Whether the Cavaliers can catch the scorching 76ers remains to be seen. Philadelphia is the NBA's hottest team with a 14-game winning streak -- including a 132-130 victory over Cleveland on Friday -- and with games at Atlanta and at home against Milwaukee still on the schedule.
But the Cavaliers have their eyes on that crucial prize, made even more crucial by No. 2-seed Boston's injury problems. A third seed would ensure a second-round matchup with Boston or the No. 7 seed. A fourth seed could mean a meeting with the No. 1 seed Toronto Raptors.
"I always think you try to take the easy way out, it's always going to come back and bite you," Cleveland's Kevin Love said after losing to Philadelphia. "Both teams played extremely hard tonight, we both wanted to get the higher seed no matter who we're playing. Some matchups work in your favor, I guess, but I just think taking the easy way out in some cases is not the way to go."
The Cavaliers' loss to the 76ers revealed a glaring weakness that seemed to have been cured. Cleveland gave up 132 points.
The Cavs entered that matchup on a five-game winning streak and with wins in 10 of 11. The first five wins were scary -- the Cavaliers allowed an average of 113 points per game -- but in the six games before the loss to Philadelphia, Cleveland had allowed 102 points per game.
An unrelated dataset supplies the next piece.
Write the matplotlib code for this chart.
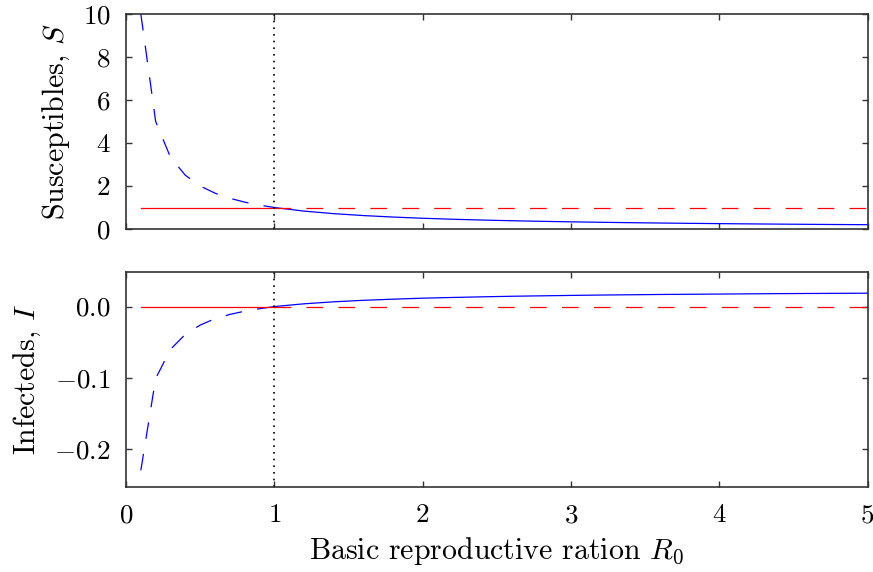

"We're a prideful team, and the only way to get back in was be scrappy, play a little bit more physical and hit more shots," James said. "We were down 30, and for us to come all the way back shows what were capable of doing. But every offensive rebound here, every missed shot. ... We turned the ball over, they made us pay, and they were flying."
Luckily for the Cavs -- at least for the next two games -- the Knicks are one of the worst offensive teams in the NBA.
The Knicks have gone 4-16 in their last 20 games, averaging 105.5 points per game, and that includes 128-, 124-, and 122-point nights. Remove those and New York averaged 102.
Hurting the Knicks: Tim Hardaway Jr. (ankle) remains out.
Solution for New York: The emergence of rookie second-round pick Damyean Dotson, a two-way player with the G-League's Westchester Knicks. Dotson had 30 points and 11 rebounds in 36 minutes in the team's surprising 122-98 win over the Miami Heat on Thursday.
"It's amazing. Just trying to stay the course, keep believing, keep working hard," Dotson told reporters after becoming the first Knicks rookie to put up a 30-10 game since Patrick Ewing in 1985-86. "Eventually something good will happen. It's playing the right way, believing in myself, believing in the development, coming from the G-League, coming from back and forth, playing."